A fascinating novel exploring the complex issues that can arise when US descendants of German residents of East Germany who, in the 1950s were uprooted and had to relocate to West Germany, decide to make a claim for the property of their ancestors stolen or purchased for a song. Told from granddaughter Kate’s perspective as the German Reunification process opens up in the 1990s, it is also a story of her conflicted relationship with her brother Martin. Nicely written and structured. Thank you to thew author, publisher and NetGalley for a digital ARC.
A thought-provoking, bittersweet novel about family secrets, the title Restitution refers to reclaiming property in East Germany. The story is mainly set in the 1990s but also covers the decades from the 50s, until contemporary times. Narrated by Kate, who lives in the US and is proud of her German roots, the story tells of her conflict with her brother Martin. After a series of bereavements, they revisit their grandparents' old house in East Germany and while Kate feels uneasy about disturbing the people who live there, Martin wants to pursue a claim. The story explores how and why their grandparents left, and the impact on her mother.

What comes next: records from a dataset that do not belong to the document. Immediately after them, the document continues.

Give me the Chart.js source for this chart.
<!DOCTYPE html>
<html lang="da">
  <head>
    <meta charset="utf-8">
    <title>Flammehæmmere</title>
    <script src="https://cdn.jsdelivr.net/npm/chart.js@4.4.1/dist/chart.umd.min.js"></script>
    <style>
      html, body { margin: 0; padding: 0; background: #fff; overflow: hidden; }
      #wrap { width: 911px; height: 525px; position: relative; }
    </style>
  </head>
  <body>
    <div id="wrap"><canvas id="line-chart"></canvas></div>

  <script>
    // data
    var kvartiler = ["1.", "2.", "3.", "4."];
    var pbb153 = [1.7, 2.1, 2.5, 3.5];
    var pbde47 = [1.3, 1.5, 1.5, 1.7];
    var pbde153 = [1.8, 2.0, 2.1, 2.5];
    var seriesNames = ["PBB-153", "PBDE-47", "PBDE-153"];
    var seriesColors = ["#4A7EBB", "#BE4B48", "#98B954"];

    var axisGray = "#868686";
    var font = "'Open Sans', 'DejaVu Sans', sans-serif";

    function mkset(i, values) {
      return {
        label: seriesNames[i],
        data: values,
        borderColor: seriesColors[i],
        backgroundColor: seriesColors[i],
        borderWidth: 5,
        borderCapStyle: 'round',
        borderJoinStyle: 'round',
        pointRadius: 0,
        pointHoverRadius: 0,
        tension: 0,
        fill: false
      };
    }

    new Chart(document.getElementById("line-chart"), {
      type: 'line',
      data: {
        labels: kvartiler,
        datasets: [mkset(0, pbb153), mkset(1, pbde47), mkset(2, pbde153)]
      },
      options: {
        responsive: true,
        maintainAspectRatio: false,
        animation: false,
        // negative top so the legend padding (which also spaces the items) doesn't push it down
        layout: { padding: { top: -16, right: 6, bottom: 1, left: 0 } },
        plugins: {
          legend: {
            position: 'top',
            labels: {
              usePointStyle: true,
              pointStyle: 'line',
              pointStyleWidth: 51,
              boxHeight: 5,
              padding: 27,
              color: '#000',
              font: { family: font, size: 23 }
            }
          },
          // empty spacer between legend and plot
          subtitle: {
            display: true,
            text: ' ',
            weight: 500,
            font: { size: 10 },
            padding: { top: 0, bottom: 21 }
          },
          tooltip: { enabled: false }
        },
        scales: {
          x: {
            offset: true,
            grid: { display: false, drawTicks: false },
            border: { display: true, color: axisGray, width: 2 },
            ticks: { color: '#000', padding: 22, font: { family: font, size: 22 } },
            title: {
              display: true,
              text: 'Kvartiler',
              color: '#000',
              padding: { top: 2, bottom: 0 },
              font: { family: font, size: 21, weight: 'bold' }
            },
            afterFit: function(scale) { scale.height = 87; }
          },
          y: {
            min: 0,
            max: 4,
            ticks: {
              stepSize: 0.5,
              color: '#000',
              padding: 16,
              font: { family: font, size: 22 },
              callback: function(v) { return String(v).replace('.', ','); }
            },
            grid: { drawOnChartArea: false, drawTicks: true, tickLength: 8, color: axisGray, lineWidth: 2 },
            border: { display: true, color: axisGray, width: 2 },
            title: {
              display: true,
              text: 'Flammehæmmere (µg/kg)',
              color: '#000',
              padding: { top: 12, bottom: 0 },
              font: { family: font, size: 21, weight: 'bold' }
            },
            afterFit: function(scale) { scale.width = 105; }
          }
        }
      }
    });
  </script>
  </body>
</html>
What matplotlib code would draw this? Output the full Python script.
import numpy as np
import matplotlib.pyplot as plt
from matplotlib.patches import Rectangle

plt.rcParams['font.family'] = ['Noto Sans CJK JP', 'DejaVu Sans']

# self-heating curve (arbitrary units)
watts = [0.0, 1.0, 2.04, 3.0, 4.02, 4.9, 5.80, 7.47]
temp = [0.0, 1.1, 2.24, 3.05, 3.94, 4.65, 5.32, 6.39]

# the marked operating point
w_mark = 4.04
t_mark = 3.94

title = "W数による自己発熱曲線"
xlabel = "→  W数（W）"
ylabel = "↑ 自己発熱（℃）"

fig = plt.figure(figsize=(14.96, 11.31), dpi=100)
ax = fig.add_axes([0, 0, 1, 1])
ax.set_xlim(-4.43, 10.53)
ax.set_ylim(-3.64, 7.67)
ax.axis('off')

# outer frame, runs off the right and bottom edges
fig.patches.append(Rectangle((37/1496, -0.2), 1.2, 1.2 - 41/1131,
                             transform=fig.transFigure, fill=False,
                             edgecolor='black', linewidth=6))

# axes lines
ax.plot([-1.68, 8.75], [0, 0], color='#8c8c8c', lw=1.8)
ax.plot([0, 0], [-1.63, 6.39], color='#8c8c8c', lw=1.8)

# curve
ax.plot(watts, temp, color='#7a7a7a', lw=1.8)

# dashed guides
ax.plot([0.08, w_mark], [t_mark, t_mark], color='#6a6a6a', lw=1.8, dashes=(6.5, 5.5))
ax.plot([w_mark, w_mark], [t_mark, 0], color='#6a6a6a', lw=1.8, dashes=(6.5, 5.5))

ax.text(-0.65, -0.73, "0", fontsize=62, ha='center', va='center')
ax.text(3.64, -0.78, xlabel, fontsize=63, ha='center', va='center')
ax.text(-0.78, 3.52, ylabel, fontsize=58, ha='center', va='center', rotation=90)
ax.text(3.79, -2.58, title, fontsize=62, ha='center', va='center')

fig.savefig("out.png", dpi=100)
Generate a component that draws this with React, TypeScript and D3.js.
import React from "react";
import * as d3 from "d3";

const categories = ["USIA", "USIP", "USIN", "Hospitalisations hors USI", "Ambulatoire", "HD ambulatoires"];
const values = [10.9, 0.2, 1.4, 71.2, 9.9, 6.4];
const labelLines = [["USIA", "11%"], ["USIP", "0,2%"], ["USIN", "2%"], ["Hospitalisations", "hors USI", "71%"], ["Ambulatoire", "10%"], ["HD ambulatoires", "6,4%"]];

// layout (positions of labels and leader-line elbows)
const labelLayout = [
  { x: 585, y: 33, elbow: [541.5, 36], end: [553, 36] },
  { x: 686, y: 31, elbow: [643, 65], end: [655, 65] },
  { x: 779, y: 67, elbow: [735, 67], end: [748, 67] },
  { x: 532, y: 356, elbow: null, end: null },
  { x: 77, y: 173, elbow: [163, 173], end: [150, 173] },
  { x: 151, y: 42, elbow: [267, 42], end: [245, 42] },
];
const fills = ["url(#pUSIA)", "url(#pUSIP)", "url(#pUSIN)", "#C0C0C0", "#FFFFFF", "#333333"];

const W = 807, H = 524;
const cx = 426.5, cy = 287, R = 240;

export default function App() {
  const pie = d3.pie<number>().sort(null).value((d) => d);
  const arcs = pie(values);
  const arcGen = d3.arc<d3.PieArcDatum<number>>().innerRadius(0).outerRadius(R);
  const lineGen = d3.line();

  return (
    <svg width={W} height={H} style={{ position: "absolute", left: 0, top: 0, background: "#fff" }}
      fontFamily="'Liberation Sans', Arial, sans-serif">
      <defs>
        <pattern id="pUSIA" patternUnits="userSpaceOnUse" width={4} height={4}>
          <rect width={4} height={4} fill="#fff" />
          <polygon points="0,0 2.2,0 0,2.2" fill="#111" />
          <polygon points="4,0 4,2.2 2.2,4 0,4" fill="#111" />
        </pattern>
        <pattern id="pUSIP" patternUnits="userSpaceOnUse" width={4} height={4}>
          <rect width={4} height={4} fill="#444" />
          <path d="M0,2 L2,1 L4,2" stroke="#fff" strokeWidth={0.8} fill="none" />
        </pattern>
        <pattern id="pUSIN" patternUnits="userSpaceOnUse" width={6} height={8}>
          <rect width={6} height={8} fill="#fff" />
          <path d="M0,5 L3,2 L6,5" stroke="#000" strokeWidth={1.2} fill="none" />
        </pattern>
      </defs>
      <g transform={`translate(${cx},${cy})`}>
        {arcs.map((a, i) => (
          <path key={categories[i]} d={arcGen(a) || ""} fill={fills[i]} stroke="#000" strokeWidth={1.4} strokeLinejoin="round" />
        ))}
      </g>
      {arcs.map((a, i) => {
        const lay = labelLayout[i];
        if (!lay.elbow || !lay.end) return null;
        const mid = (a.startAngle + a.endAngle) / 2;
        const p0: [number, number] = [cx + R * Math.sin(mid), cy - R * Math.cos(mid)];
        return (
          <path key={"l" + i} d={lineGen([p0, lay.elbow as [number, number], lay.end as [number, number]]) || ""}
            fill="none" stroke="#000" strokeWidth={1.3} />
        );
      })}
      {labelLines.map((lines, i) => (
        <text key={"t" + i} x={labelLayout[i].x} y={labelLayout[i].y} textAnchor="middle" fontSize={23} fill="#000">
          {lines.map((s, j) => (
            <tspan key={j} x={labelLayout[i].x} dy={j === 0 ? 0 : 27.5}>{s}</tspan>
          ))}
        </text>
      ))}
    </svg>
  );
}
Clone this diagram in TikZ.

The simple yet elegant writing style really drew me into the book. The words have been chosen with care, but they feel natural. Although the content was sad and sometimes dark, there was catharsis. I felt that the narrative was too close to a history lecture at times, but at least it was informative and I learned more about East German politics. Multiple voices or flashbacks would have improved the reading experience for me, instead of everything being told to Kate.